Cuckoos have evolved a mechanism for avoiding the latter expense by placing their eggs in other birds' nests. To help with this, they have evolved several other traits as well. For one thing, the colours and patterns of their eggs resemble that of the species that they target. Secondly, when the cuckoo eggs hatch, the cuckoo chick begins violently pecking at any other chicks in its vicinity and then tries to push any unhatched eggs out of the nest. You can watch a nice video of this here.

It's easy to learn about the cuckoos and be amazed at how cold and brutal nature is. That was certainly my takeaway from Dawkins' book. It illustrated so well how indifferent nature is to us and how all that it produces are simply runaway chemical reactions. But we humans have a bad habit of thinking of ourselves as somehow above or separate from all the other life forms on earth. This is probably another way that our brains lie to us.
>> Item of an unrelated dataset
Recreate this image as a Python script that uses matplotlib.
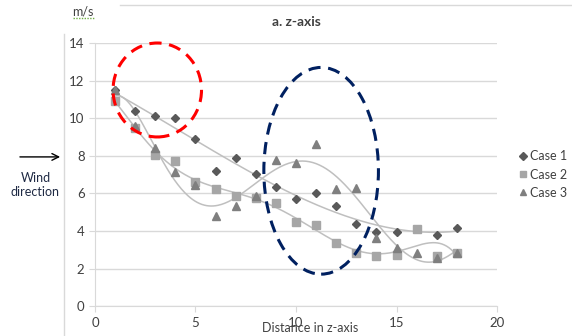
import numpy as np
import matplotlib.pyplot as plt
from matplotlib.patches import Ellipse

plt.rcParams['font.family'] = ['Lato', 'DejaVu Sans']

# data
x = np.arange(1, 19)
case1 = [11.5, 10.4, 10.1, 10.0, 8.9, 7.2, 7.9, 7.05, 6.35, 5.7, 6.0, 5.35, 4.35, 3.95, 3.95, 4.1, 3.8, 4.15]
case2 = [10.9, 9.5, 8.05, 7.7, 6.6, 6.25, 5.85, 5.75, 5.5, 4.45, 4.3, 3.35, 2.85, 2.65, 2.7, 4.1, 2.65, 2.85]
case3 = [11.5, 9.6, 8.4, 7.15, 6.45, 4.8, 5.3, 5.85, 7.8, 7.6, 8.65, 6.25, 6.3, 3.6, 3.1, 2.85, 2.55, 2.85]
labels = ['Case 1', 'Case 2', 'Case 3']
trend_deg = [3, 6, 6]

fig = plt.figure(figsize=(5.72, 3.36), dpi=100)
ax = fig.add_axes([0.166, 0.089, 0.703, 0.783])

styles = [('D', '#595959', 4.5), ('s', '#A6A6A6', 5.5), ('^', '#7F7F7F', 5.5)]
xs = np.linspace(1, 18, 300)
for ys, deg in zip([case1, case2, case3], trend_deg):
    p = np.polyfit(x, ys, deg)
    ax.plot(xs, np.polyval(p, xs), color='#BFBFBF', lw=1.1, zorder=2)
for ys, lab, (m, c, ms) in zip([case1, case2, case3], labels, styles):
    ax.plot(x, ys, ls='none', marker=m, color=c, markersize=ms, label=lab, zorder=3)

ax.set_xlim(0, 20)
ax.set_ylim(0, 14)
ax.set_xticks([0, 5, 10, 15, 20])
ax.set_yticks(range(0, 15, 2))
ax.grid(axis='y', color='#D9D9D9', lw=1)
ax.set_axisbelow(True)
for s in ['top', 'right']:
    ax.spines[s].set_visible(False)
for s in ['left', 'bottom']:
    ax.spines[s].set_color('#D9D9D9')
ax.tick_params(colors='#D9D9D9', labelcolor='#404040', labelsize=9.5, length=4)
ax.set_title('a. z-axis', fontsize=10, fontweight='bold', color='#404040', pad=12)
ax.set_xlabel('Distance in z-axis', fontsize=9, color='#404040', labelpad=-3)
ax.xaxis.set_label_coords(0.535, -0.06)

leg = ax.legend(loc='center left', bbox_to_anchor=(1.02, 0.5), frameon=False,
                fontsize=9, handletextpad=0.1, handlelength=1, labelspacing=0.5,
                markerscale=0.8)
for t in leg.get_texts():
    t.set_color('#404040')

# highlight ellipses
ax.add_patch(Ellipse((3.1, 11.5), 4.4, 5.0, fill=False, ec='#FF0000', lw=2.2,
                     ls=(0, (4, 2.5)), zorder=4, clip_on=False))
ax.add_patch(Ellipse((11.25, 7.2), 5.7, 11.0, fill=False, ec='#002060', lw=2.2,
                     ls=(0, (4, 2.5)), zorder=4))

fig.text(0.126, 0.955, 'm/s', fontsize=9, color='#404040', ha='left')
fig.add_artist(plt.Line2D([0.128, 0.165], [0.945, 0.945], color='#70AD47', lw=1,
                          ls=(0, (1, 1))))
fig.text(0.062, 0.45, 'Wind\ndirection', fontsize=9, color='#1F2A44', ha='center',
         va='center', linespacing=1.25)
fig.add_artist(plt.Line2D([0.128, 0.128], [0, 0], lw=0))
ax.annotate('', xy=(0.11, 0.533), xytext=(0.03, 0.533), xycoords='figure fraction',
            textcoords='figure fraction',
            arrowprops=dict(arrowstyle='->', color='black', lw=1, mutation_scale=12))
fig.add_artist(plt.Line2D([0.112, 0.112], [0.0, 0.9], color='#D9D9D9', lw=1))
fig.add_artist(plt.Line2D([0.21, 1.0], [0.985, 0.985], color='#D9D9D9', lw=1))

fig.savefig('out.png', dpi=100)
The two studies above about the nature of our decision making and our Machiavellian tit-for-tat are some of the most potent things I've heard for disabusing of our notion of superiority.

I find the view that us humans are every bit on "auto-pilot" as any animal - and thus mostly not conscious of what we do - strangely liberating and comforting. It seems to eliminate much of my judgement against others' irrationality, and it also serves as constant reminder that I'm not as good, rational, and impartial as my mind might make me believe. From "why did that asshole cut me off in traffic!?" to "how can corrupt politicians and tyrants hurt so many millions of people!?", it all becomes so much easier to take in if you can remind yourself that getting angry/frustrated at what amounts to a chimpanzee 2.0 is just plain silly. In those moments, we can remind ourselves that that person's mind has probably constructed a reality for him/her that is far different from what we see. In that reality, cutting you off in traffic is well within his/her rights and the tyrant is only doing what he's doing for the good of society. Similarly, our own reality isn't as reliable as we'd like to think. As a great bumper sticker once said, "don't believe everything you think."